Rufty v. . Claywell, Powell Co.

93 N.C. 306 | N.C. | 1885

The sole question presented in the appeal is whether the running of the statute was arrested as to all the partners by the institution of the original action, or (308) continued for the protection of the appellee, because not prosecuted by the issue of an alias summons against him.

The preceding section of The Code makes separate provisions for prosecuting the action on liabilities that are joint and liabilities that are several, and it is to the former that the four following sections apply. Under the rules of pleading, according to our former system, if the action was upon a joint contract and the plaintiff took judgment against a part only of those liable, there could be no recovery in a subsequent suit against those omitted, for the reason that the contract was merged in the judgment, while not being parties to the judgment, they were not bound by its rendition.

It was otherwise as to contracts that created a several liability, and to such, as in case of torts, a judgment against one or more, left their separate liabilities in force, and then exposed to a subsequent action in like manner as if no judgment had been rendered against the others.

To obviate the legal consequences of a judgment against some of the joint obligors in extinguishing, through the merger, the cause of action against the others, is the manifest purpose of this innovating legislation introduced in the new system of pleading and practice. Such is the view taken by Mr. Freeman in his work on Judgments, and in our opinion it is a correct view. Secs. 231, 233, 234.

In this State contracts, whether made by copartners or other joint obligors, were made several by statute, and the plaintiff could sue one or more at his election without impairing his right to proceed against the others afterwards. Rev. Code, ch. 31, sec. 84. This enactment was not introduced in C. C. P., and hence the principle governing contracts as construed at common law being restored, the necessity arose of providing the remedy contained in that Code. The omitted section, which in Merwin v.Ballard, 65 N.C. 168, was decided to have been repealed, was enacted at the session of the General Assembly of 1871-'72, ch. 24, sec. 1, and now constitutes sec. 187 of The Code. *274

(309) The result is to render contracts joint in form, several in legal effect, and to neutralize, if not displace, those provisions which operate only upon contracts that are joint and pursuant to which the present proceeding is conducted.

That the contract possesses the two-fold quality of being joint as well as several in law, cannot render available provisions which, in terms, are applicable to such as are joint only. It is solely to remove the resulting inconveniences of an action prosecuted to judgment against part of those whose obligation is joint only, that the remedy is provided, and it becomes needless when the obligation is several also. Such is the construction adopted in the courts of New York. Stannard v. Mattin, 7 How. Pr., 4; Lakeyv. Kingan, 13 Abb. Pr., 192.

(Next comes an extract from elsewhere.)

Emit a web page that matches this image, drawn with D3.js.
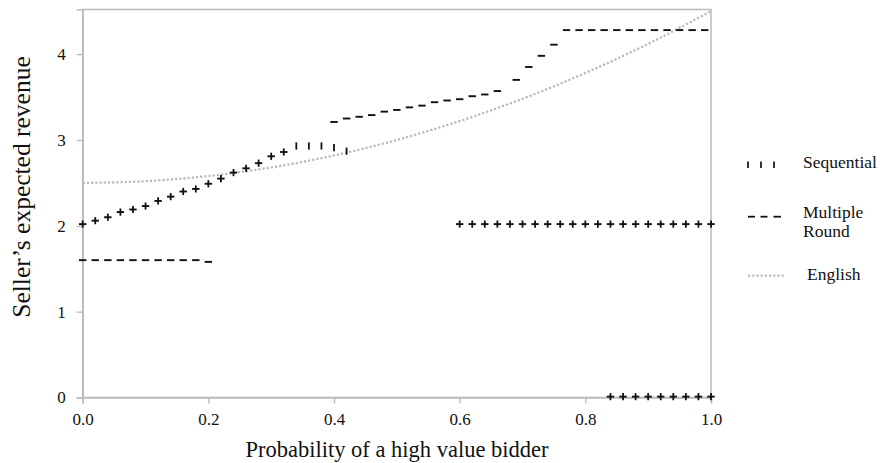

We are then constrained to regard the issue of the summons against the appellee as the beginning of a new suit, and the action as open to every defense which could be set up if there had been no previous recovery of the other partners.

If sec. 224 is so construed as to cut off any defenses which the appellee might have and, when he has had no day in court and no notice of the suit against his associate partners, subject his individual property to the payment of the firm debt, it would be, to say the least, a harsh measure, which we should be reluctant to attribute to the Legislature as an intended result, without a very clear declaration of such intent in the statute. It permits, in cases where the proceeding may be authorized, the setting up any defense that may have arisen thereto, "subsequently to such judgment," and literally, such would be the statutory bar that since became, and was not when that action begun, a defense. But it is not necessary to pass upon this point.

There is no error, and the judgment must be affirmed.

No error. Affirmed.

Cited: Koonce v. Pelletier, 115 N.C. 235; Davis v. Sanderlin,119 N.C. 87; Gorham v. Cotton, 174 N.C. 729.